EXERCISE MATERIALS:
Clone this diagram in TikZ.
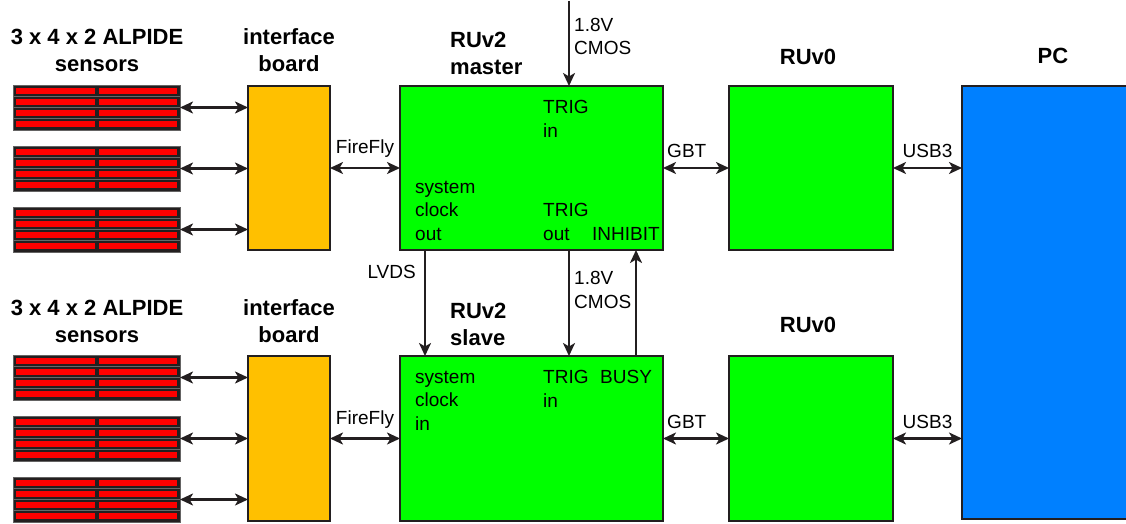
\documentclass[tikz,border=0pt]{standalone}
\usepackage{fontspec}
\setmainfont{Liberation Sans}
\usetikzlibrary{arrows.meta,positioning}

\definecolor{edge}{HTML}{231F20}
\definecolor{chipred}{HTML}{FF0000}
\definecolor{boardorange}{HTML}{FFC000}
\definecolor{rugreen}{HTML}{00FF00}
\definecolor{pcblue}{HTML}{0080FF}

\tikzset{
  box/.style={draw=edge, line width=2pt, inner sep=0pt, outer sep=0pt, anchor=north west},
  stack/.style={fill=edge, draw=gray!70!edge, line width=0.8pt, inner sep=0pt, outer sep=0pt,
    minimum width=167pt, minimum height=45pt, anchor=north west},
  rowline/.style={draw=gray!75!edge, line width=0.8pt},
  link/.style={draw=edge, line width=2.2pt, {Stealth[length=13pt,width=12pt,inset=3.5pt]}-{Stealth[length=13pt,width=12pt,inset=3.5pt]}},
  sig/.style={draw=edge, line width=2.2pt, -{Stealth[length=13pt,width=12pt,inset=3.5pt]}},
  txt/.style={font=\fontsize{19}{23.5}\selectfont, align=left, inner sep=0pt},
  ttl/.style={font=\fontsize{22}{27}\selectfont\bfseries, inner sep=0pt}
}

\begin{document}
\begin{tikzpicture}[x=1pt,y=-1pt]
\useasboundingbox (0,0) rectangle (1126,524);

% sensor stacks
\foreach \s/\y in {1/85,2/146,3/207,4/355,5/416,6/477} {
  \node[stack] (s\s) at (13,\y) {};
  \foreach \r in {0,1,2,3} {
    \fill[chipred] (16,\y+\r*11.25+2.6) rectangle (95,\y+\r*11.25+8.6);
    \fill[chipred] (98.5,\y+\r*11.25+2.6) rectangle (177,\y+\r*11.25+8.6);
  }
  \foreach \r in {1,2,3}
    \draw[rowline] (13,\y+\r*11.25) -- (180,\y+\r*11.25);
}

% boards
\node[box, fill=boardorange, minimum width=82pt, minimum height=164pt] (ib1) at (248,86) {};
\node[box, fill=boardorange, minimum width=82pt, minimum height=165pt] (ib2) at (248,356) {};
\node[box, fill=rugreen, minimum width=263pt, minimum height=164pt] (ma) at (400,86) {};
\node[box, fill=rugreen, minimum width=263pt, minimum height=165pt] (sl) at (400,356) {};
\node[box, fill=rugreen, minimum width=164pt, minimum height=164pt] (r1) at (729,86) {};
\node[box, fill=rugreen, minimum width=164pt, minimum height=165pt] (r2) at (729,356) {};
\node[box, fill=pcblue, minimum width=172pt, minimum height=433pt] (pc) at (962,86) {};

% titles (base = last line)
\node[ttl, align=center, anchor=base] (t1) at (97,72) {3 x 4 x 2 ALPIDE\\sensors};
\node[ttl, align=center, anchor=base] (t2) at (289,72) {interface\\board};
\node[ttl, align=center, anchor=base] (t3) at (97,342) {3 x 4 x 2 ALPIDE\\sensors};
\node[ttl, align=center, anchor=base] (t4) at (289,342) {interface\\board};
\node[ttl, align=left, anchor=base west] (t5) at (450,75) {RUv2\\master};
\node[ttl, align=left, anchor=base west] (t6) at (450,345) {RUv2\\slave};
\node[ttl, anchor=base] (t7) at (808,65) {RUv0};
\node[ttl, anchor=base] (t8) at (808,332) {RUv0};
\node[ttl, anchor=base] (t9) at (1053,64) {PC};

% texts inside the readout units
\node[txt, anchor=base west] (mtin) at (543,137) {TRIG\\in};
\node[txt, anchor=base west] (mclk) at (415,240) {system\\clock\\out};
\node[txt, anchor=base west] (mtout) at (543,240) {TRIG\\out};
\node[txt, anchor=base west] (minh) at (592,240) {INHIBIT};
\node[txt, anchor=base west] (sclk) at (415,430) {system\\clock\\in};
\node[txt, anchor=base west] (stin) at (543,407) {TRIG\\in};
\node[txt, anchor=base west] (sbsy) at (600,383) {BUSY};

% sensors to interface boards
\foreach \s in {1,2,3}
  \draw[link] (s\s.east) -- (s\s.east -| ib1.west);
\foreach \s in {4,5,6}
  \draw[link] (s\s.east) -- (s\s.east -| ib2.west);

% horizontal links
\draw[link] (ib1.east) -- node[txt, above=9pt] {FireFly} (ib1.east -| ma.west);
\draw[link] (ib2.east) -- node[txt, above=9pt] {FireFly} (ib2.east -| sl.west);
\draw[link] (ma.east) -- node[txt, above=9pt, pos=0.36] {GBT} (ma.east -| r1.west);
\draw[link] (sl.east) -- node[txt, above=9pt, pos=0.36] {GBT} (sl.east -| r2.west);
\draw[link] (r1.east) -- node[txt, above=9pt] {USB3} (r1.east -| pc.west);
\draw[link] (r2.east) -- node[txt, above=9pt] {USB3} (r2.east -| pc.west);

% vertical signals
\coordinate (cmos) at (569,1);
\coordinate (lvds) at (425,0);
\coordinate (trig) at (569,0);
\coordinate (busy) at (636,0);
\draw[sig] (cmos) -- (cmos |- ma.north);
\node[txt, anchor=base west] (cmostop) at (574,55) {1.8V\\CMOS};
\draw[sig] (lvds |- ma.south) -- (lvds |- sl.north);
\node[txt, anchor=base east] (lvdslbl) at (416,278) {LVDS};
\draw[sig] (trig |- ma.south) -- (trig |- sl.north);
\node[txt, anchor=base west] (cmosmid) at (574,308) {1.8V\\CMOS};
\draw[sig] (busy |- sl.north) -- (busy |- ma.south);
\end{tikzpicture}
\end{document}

---

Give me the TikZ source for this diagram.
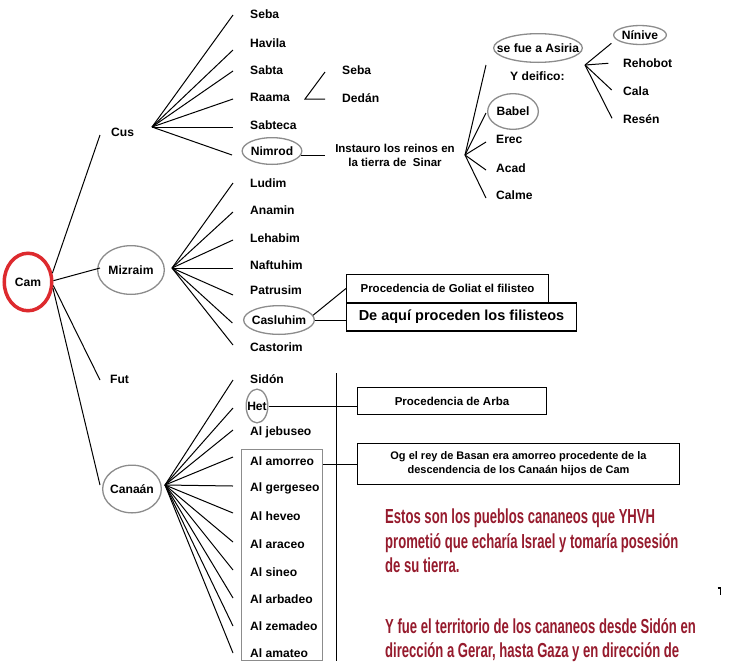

WHAT NEEDS TO BE DONE: State how many lines in the records above contain the word "diagram", and give only that number.

PROBLEM SOLUTION: 2